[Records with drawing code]
• • •

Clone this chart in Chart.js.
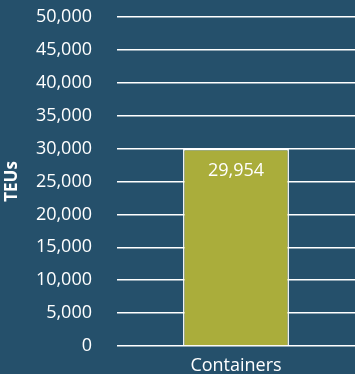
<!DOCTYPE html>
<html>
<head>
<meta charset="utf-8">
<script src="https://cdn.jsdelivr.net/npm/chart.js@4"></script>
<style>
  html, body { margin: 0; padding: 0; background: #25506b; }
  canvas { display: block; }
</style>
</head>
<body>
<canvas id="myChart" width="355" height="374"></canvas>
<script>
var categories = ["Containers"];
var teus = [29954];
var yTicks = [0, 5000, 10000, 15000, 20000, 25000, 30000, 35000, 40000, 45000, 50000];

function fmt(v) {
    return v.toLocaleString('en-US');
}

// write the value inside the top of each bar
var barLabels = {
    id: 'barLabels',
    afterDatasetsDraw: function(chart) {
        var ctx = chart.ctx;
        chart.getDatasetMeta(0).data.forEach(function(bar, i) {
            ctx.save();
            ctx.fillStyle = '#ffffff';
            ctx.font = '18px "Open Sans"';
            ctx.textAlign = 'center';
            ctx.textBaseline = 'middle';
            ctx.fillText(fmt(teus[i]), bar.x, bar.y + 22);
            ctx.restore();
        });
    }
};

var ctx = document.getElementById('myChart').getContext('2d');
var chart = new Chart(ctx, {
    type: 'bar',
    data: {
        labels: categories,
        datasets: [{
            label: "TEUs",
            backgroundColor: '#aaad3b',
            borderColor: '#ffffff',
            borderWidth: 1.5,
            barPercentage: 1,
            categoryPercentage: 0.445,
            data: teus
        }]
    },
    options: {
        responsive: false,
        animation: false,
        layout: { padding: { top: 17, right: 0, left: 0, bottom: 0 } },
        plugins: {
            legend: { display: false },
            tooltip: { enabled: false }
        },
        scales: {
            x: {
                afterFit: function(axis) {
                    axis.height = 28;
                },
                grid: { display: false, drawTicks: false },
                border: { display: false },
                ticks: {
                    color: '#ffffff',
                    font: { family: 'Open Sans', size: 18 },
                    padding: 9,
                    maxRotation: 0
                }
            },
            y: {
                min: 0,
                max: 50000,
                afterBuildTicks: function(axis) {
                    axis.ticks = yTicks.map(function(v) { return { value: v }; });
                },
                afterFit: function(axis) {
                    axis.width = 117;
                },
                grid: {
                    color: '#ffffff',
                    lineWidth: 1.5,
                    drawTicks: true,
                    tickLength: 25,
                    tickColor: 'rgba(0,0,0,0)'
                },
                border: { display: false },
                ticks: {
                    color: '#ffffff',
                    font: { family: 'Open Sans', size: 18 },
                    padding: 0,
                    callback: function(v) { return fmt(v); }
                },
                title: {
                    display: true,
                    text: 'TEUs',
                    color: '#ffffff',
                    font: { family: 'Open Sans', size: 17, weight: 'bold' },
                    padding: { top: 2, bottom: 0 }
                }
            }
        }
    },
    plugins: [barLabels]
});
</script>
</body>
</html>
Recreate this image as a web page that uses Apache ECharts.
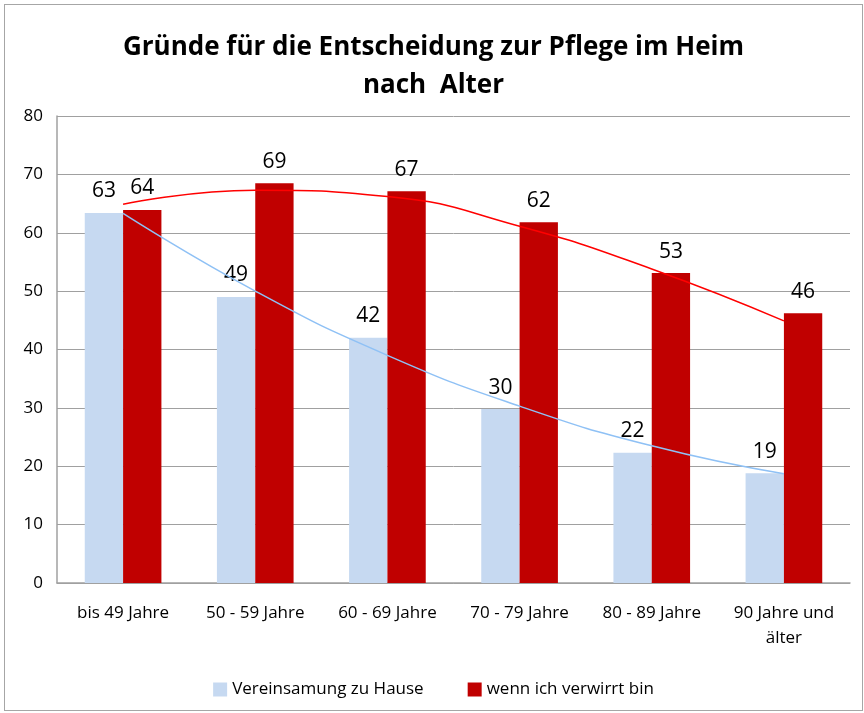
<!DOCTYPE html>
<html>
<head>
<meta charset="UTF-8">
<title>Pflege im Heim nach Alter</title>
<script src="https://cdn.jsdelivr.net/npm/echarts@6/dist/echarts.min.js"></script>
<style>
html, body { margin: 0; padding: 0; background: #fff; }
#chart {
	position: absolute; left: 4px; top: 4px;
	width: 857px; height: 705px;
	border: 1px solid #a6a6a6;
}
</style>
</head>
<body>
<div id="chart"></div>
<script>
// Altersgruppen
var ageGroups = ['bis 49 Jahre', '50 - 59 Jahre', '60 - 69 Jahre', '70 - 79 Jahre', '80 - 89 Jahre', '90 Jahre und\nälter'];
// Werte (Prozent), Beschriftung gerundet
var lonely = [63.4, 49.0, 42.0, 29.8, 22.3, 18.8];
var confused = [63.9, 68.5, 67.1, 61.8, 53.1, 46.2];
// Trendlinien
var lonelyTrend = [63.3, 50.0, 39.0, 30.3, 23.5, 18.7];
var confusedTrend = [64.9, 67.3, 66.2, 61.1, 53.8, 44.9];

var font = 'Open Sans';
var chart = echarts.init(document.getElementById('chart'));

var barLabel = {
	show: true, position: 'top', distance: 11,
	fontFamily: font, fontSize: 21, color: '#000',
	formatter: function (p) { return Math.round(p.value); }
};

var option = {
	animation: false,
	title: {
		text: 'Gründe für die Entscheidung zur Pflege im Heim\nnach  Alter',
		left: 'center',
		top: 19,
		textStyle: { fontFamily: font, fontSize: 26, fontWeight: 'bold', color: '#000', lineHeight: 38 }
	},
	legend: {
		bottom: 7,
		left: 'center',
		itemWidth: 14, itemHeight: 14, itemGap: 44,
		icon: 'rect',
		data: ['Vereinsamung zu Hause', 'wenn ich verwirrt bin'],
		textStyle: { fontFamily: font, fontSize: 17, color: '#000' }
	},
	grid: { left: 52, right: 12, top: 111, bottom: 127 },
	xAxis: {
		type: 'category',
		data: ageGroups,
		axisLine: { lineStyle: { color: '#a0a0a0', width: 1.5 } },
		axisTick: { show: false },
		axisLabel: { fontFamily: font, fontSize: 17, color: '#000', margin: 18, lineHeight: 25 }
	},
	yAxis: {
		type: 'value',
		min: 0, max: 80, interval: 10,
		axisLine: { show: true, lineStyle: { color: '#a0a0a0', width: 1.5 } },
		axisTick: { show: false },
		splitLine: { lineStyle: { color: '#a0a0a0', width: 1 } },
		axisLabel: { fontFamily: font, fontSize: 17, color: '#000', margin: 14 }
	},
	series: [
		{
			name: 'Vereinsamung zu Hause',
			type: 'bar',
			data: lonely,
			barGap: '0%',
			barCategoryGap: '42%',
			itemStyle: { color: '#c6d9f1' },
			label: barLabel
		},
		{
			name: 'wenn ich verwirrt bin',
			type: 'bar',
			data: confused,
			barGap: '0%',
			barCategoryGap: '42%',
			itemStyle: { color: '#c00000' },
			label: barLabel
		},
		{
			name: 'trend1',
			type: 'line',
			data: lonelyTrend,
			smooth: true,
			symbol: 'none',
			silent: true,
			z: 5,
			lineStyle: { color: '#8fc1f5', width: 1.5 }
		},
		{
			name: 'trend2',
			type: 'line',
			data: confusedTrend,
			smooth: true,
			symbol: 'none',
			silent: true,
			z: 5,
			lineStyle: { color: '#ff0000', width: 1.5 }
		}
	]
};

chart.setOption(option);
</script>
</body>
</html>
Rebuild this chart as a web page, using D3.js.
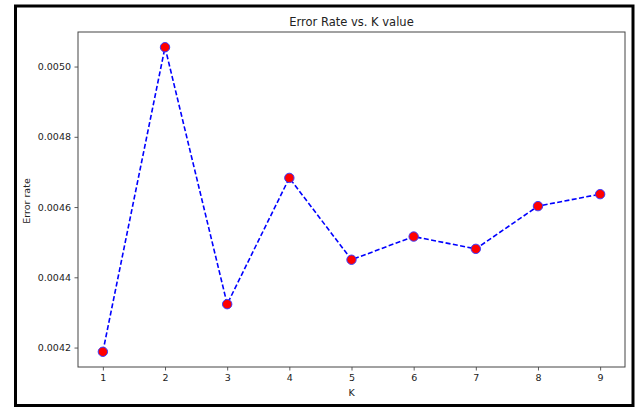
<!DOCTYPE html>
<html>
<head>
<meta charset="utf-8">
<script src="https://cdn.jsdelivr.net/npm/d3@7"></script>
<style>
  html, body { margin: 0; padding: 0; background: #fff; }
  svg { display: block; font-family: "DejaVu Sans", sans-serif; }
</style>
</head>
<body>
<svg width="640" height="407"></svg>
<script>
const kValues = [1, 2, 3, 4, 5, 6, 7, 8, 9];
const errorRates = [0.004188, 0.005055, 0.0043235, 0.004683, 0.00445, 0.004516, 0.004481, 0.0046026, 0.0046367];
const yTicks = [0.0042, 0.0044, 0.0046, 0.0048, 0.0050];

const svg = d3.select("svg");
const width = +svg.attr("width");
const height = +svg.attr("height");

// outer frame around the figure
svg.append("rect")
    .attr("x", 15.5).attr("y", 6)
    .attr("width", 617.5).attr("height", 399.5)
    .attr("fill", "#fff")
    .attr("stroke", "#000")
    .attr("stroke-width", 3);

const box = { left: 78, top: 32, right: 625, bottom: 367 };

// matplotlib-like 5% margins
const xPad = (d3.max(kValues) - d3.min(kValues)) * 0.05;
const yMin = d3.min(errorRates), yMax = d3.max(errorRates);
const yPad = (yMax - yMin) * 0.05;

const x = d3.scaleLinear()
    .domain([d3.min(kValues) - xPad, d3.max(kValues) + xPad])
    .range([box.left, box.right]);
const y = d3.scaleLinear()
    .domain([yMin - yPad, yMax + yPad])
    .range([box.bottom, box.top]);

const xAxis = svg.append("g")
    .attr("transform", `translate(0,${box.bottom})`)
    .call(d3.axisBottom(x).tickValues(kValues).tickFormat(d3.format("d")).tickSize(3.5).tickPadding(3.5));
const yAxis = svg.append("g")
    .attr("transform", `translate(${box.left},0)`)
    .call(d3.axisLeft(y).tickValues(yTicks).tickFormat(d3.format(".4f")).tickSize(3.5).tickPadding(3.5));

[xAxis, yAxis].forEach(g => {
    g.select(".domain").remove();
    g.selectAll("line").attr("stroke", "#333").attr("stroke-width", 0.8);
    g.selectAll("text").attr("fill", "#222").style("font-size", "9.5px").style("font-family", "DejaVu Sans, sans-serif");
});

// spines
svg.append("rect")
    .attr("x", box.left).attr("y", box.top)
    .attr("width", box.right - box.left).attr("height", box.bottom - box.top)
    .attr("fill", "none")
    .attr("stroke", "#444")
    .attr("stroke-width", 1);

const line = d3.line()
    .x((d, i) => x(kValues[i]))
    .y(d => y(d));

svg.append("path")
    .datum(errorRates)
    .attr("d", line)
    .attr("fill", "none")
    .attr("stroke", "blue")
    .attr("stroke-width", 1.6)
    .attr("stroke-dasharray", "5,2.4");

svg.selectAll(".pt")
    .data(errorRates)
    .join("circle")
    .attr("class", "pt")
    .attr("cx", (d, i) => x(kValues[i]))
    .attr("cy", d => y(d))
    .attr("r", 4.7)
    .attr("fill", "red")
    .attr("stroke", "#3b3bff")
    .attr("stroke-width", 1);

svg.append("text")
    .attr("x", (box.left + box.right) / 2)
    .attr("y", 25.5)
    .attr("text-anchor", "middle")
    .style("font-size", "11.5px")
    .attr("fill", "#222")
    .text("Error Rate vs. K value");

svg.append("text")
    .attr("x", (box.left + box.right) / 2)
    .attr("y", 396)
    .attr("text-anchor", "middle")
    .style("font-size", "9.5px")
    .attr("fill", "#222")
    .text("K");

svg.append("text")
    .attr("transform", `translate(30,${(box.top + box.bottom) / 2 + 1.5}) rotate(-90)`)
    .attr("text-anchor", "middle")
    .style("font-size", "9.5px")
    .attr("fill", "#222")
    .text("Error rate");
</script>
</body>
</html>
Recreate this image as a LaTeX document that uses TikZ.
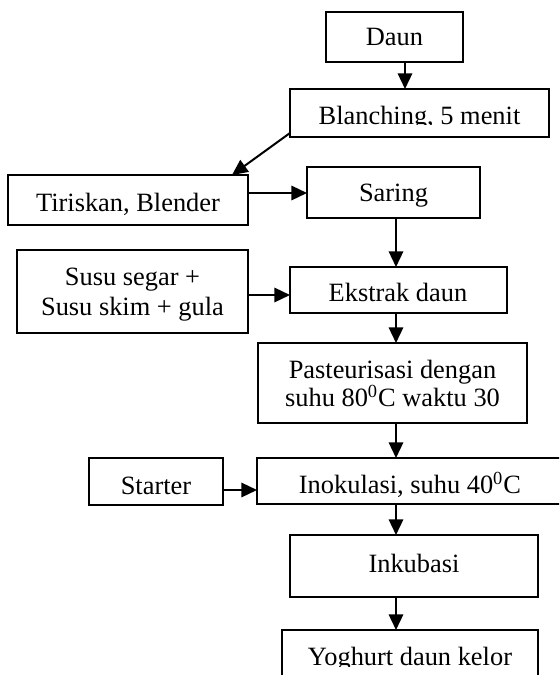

• • •

> EXERCISE TASK
Go up to the line with "Rebuild this chart" and retype exactly from there through the line with "625, bottom: 367". Leave out pictures.

> TASK RESULT
Rebuild this chart as a web page, using D3.js.
<!DOCTYPE html>
<html>
<head>
<meta charset="utf-8">
<script src="https://cdn.jsdelivr.net/npm/d3@7"></script>
<style>
  html, body { margin: 0; padding: 0; background: #fff; }
  svg { display: block; font-family: "DejaVu Sans", sans-serif; }
</style>
</head>
<body>
<svg width="640" height="407"></svg>
<script>
const kValues = [1, 2, 3, 4, 5, 6, 7, 8, 9];
const errorRates = [0.004188, 0.005055, 0.0043235, 0.004683, 0.00445, 0.004516, 0.004481, 0.0046026, 0.0046367];
const yTicks = [0.0042, 0.0044, 0.0046, 0.0048, 0.0050];

const svg = d3.select("svg");
const width = +svg.attr("width");
const height = +svg.attr("height");

// outer frame around the figure
svg.append("rect")
    .attr("x", 15.5).attr("y", 6)
    .attr("width", 617.5).attr("height", 399.5)
    .attr("fill", "#fff")
    .attr("stroke", "#000")
    .attr("stroke-width", 3);

const box = { left: 78, top: 32, right: 625, bottom: 367 };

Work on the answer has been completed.